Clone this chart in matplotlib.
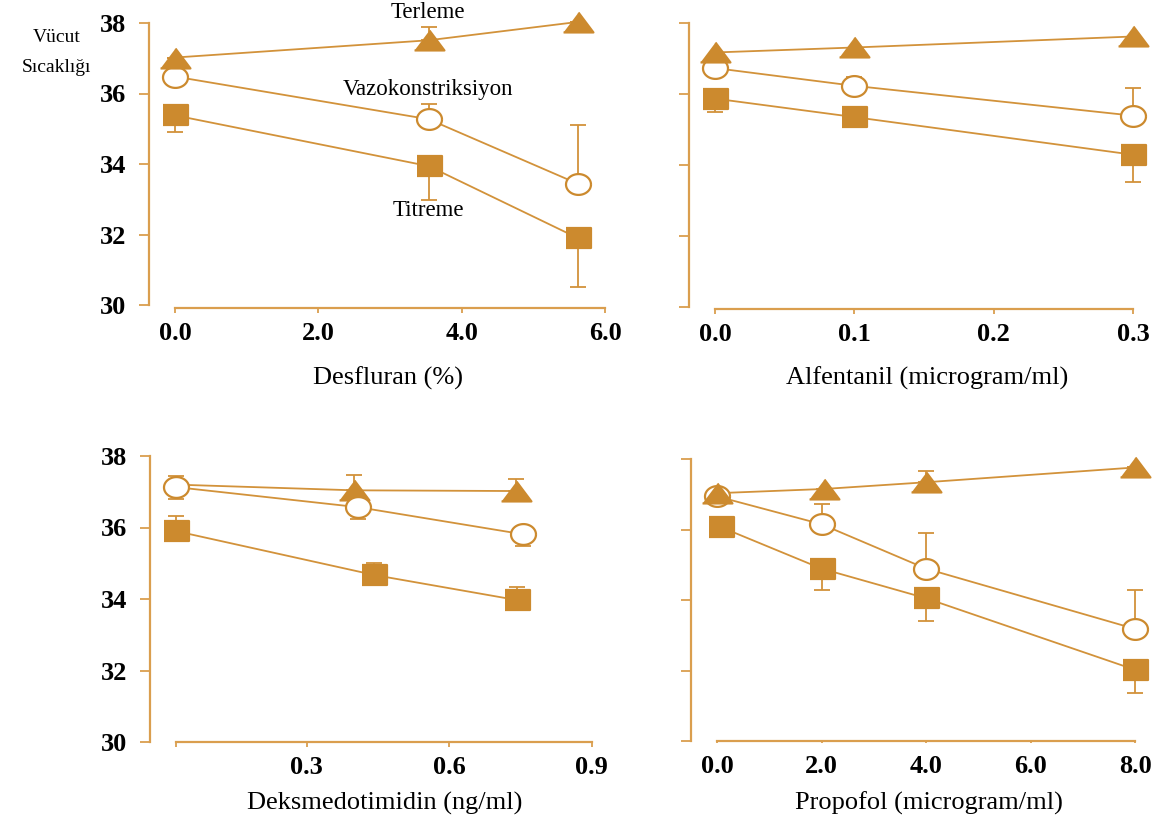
#-----------------------------------------------------------------------------#
# plot.py
# Vucut sicakligi esikleri (terleme / vazokonstriksiyon / titreme)
# dort ilac icin, 2x2 panel.
#-----------------------------------------------------------------------------#

import numpy as np
import matplotlib
matplotlib.use('Agg')
import matplotlib.pyplot as plt

#----------- Data -----------#
# Desfluran (%)
des_x = [0.0, 3.54, 5.62]
des_ter = [37.02, 37.51, 38.03]
des_ter_up = [0, 0.38, 0]
des_vaz = [36.48, 35.27, 33.44]
des_vaz_up = [0, 0.44, 1.66]
des_tit = [35.38, 33.94, 31.90]
des_tit_dn = [0.48, 0.96, 1.38]

# Alfentanil (microgram/ml)
alf_x = [0.0, 0.1, 0.3]
alf_ter = [37.17, 37.31, 37.62]
alf_vaz = [36.73, 36.23, 35.39]
alf_vaz_up = [0, 0.25, 0.78]
alf_tit = [35.87, 35.35, 34.29]
alf_tit_dn = [0.39, 0, 0.78]

# Deksmedotimidin (ng/ml)
dex_ter_x = [0.025, 0.40, 0.74]
dex_ter = [37.20, 37.04, 37.02]
dex_ter_up = [0, 0.43, 0.33]
dex_vaz_x = [0.025, 0.408, 0.756]
dex_vaz = [37.13, 36.57, 35.81]
dex_vaz_up = [0.31, 0, 0]
dex_vaz_dn = [0.32, 0.34, 0.33]
dex_tit_x = [0.025, 0.443, 0.743]
dex_tit = [35.90, 34.67, 33.97]
dex_tit_up = [0.42, 0.34, 0.36]

# Propofol (microgram/ml)
pro_ter_x = [0.0, 2.05, 4.0, 8.0]
pro_ter = [37.03, 37.15, 37.34, 37.76]
pro_ter_up = [0, 0, 0.33, 0]
pro_vaz_x = [0.0, 2.0, 4.0, 8.0]
pro_vaz = [36.94, 36.15, 34.89, 33.18]
pro_vaz_up = [0, 0.58, 1.0, 1.1]
pro_tit_x = [0.07, 2.0, 4.0, 8.0]
pro_tit = [36.07, 34.89, 34.05, 32.02]
pro_tit_dn = [0, 0.61, 0.64, 0.67]

y_ticks = [30, 32, 34, 36, 38]
des_ticks = [0, 2, 4, 6]
des_labels = ['0.0', '2.0', '4.0', '6.0']
alf_ticks = [0, 0.1, 0.2, 0.3]
alf_labels = ['0.0', '0.1', '0.2', '0.3']
dex_ticks = [0.025, 0.3, 0.6, 0.9]
dex_labels = ['', '0.3', '0.6', '0.9']
pro_ticks = [0, 2, 4, 6, 8]
pro_labels = ['0.0', '2.0', '4.0', '6.0', '8.0']

#----------- Style -----------#
W, H = 1165, 823
c_mark = '#CC8A2E'
c_line = '#D2923A'
c_axis = '#DA9E4E'
serif = ['Liberation Serif', 'DejaVu Serif']
plt.rcParams['font.family'] = serif

# marker shapes (the original is a bit stretched sideways)
tri = [(-1.5, -1), (1.5, -1), (0, 1)]
t = np.linspace(0, 2*np.pi, 60)
ell = list(zip(1.2*np.cos(t), np.sin(t)))
sqr = [(-1.25, -1), (1.25, -1), (1.25, 1), (-1.25, 1)]

fig = plt.figure(figsize=(W/100, H/100), dpi=100)
fig.patch.set_facecolor('white')


def px_axes(left, right, top, bottom, xcal, ycal):
    """axes placed in pixels; xcal/ycal = (pix0, val0, pix1, val1)"""
    ax = fig.add_axes([left/W, 1-bottom/H, (right-left)/W, (bottom-top)/H])
    sx = (xcal[2]-xcal[0])/(xcal[3]-xcal[1])
    ax.set_xlim(xcal[1]+(left-xcal[0])/sx, xcal[1]+(right-xcal[0])/sx)
    sy = (ycal[2]-ycal[0])/(ycal[3]-ycal[1])
    ax.set_ylim(ycal[1]+(bottom-ycal[0])/sy, ycal[1]+(top-ycal[0])/sy)
    ax.patch.set_alpha(0)
    for s in ['top', 'right']:
        ax.spines[s].set_visible(False)
    for s in ['left', 'bottom']:
        ax.spines[s].set_color(c_axis)
        ax.spines[s].set_linewidth(1.6)
    ax.spines['left'].set_bounds(30, 38)
    ax.set_yticks(y_ticks)
    ax.tick_params(axis='y', direction='out', length=7.5, width=1.3,
                   color=c_axis, pad=9, labelsize=19)
    ax.tick_params(axis='x', direction='out', length=3.5, width=1.3,
                   color=c_axis, pad=6.5, labelsize=19)
    return ax


def series(ax, x, y, mk, face, up=None, dn=None, ms=18, mevery=None):
    if up is not None or dn is not None:
        lo = dn if dn is not None else [0]*len(y)
        hi = up if up is not None else [0]*len(y)
        ax.errorbar(x, y, yerr=[lo, hi], fmt='none', ecolor=c_line,
                    elinewidth=1.3, capsize=5.5, capthick=1.3, zorder=1)
    ax.plot(x, y, '-', color=c_line, lw=1.3, zorder=2)
    ax.plot(x, y, ls='none', marker=mk, ms=ms, mfc=face, mec=c_mark,
            mew=1.6, markevery=mevery, zorder=3)


def bold_ticks(ax, ticks, labels, show_y):
    ax.set_xticks(ticks)
    ax.set_xticklabels(labels, fontweight='bold')
    if show_y:
        ax.set_yticklabels([str(v) for v in y_ticks], fontweight='bold')
    else:
        ax.tick_params(axis='y', labelleft=False)


def ftext(px, py, s, size, **kw):
    fig.text(px/W, 1-py/H, s, fontsize=size, ha='center', va='center', **kw)


#----------- Desfluran -----------#
ax1 = px_axes(149, 620, 5, 308, (175, 0, 605, 6), (305, 30, 23, 38))
ax1.spines['bottom'].set_bounds(0, 6)
series(ax1, des_x, des_tit, sqr, c_mark, dn=des_tit_dn)
series(ax1, des_x, des_vaz, ell, 'white', up=des_vaz_up)
series(ax1, des_x, des_ter, tri, c_mark, up=des_ter_up, ms=21.5)
bold_ticks(ax1, des_ticks, des_labels, True)

#----------- Alfentanil -----------#
ax2 = px_axes(689, 1160, 5, 309, (715, 0, 1133, 0.3), (307, 30, 23, 38))
ax2.spines['bottom'].set_bounds(0, 0.3)
series(ax2, alf_x, alf_tit, sqr, c_mark, dn=alf_tit_dn)
series(ax2, alf_x, alf_vaz, ell, 'white', up=alf_vaz_up)
series(ax2, alf_x, alf_ter, tri, c_mark, ms=21.5)
bold_ticks(ax2, alf_ticks, alf_labels, False)

#----------- Deksmedotimidin -----------#
ax3 = px_axes(150, 620, 440, 742, (164, 0, 591.5, 0.9), (742, 30, 456, 38))
ax3.spines['bottom'].set_bounds(dex_ticks[0], dex_ticks[-1])
series(ax3, dex_tit_x, dex_tit, sqr, c_mark, up=dex_tit_up)
series(ax3, dex_ter_x, dex_ter, tri, c_mark, up=dex_ter_up, ms=21.5,
       mevery=[1, 2])
series(ax3, dex_vaz_x, dex_vaz, ell, 'white', up=dex_vaz_up, dn=dex_vaz_dn)
bold_ticks(ax3, dex_ticks, dex_labels, True)

#----------- Propofol -----------#
ax4 = px_axes(691, 1160, 440, 741, (717, 0, 1135, 8), (741, 30, 459, 38))
ax4.spines['bottom'].set_bounds(0, 8)
ax4.tick_params(axis='x', length=1.5, pad=8.5)
series(ax4, pro_tit_x, pro_tit, sqr, c_mark, dn=pro_tit_dn)
series(ax4, pro_vaz_x, pro_vaz, ell, 'white', up=pro_vaz_up)
series(ax4, pro_ter_x, pro_ter, tri, c_mark, up=pro_ter_up, ms=21.5)
bold_ticks(ax4, pro_ticks, pro_labels, False)

#----------- Labels -----------#
ftext(388, 378, 'Desfluran (%)', 19)
ftext(927, 378, 'Alfentanil (microgram/ml)', 19)
ftext(385, 803, 'Deksmedotimidin (ng/ml)', 19)
ftext(929, 803, 'Propofol (microgram/ml)', 19)

ftext(428, 13, 'Terleme', 16.5)
ftext(428, 90, 'Vazokonstriksiyon', 16.5)
ftext(428, 210, 'Titreme', 16.5)
ftext(57, 38, 'Vücut', 14)
ftext(56, 67, 'Sıcaklığı', 14)

plt.savefig('out.png', dpi=100, facecolor='white')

★ ★ ★ ★ ★

**What you need to do:**
Transcribe the opening line of the listing above, please, and every line after it through the line with "dex_tit_up = [0.42, 0.34, 0.36]", word for word, without pictures.

**Answer for the task:**
Clone this chart in matplotlib.
#-----------------------------------------------------------------------------#
# plot.py
# Vucut sicakligi esikleri (terleme / vazokonstriksiyon / titreme)
# dort ilac icin, 2x2 panel.
#-----------------------------------------------------------------------------#

import numpy as np
import matplotlib
matplotlib.use('Agg')
import matplotlib.pyplot as plt

#----------- Data -----------#
# Desfluran (%)
des_x = [0.0, 3.54, 5.62]
des_ter = [37.02, 37.51, 38.03]
des_ter_up = [0, 0.38, 0]
des_vaz = [36.48, 35.27, 33.44]
des_vaz_up = [0, 0.44, 1.66]
des_tit = [35.38, 33.94, 31.90]
des_tit_dn = [0.48, 0.96, 1.38]

# Alfentanil (microgram/ml)
alf_x = [0.0, 0.1, 0.3]
alf_ter = [37.17, 37.31, 37.62]
alf_vaz = [36.73, 36.23, 35.39]
alf_vaz_up = [0, 0.25, 0.78]
alf_tit = [35.87, 35.35, 34.29]
alf_tit_dn = [0.39, 0, 0.78]

# Deksmedotimidin (ng/ml)
dex_ter_x = [0.025, 0.40, 0.74]
dex_ter = [37.20, 37.04, 37.02]
dex_ter_up = [0, 0.43, 0.33]
dex_vaz_x = [0.025, 0.408, 0.756]
dex_vaz = [37.13, 36.57, 35.81]
dex_vaz_up = [0.31, 0, 0]
dex_vaz_dn = [0.32, 0.34, 0.33]
dex_tit_x = [0.025, 0.443, 0.743]
dex_tit = [35.90, 34.67, 33.97]
dex_tit_up = [0.42, 0.34, 0.36]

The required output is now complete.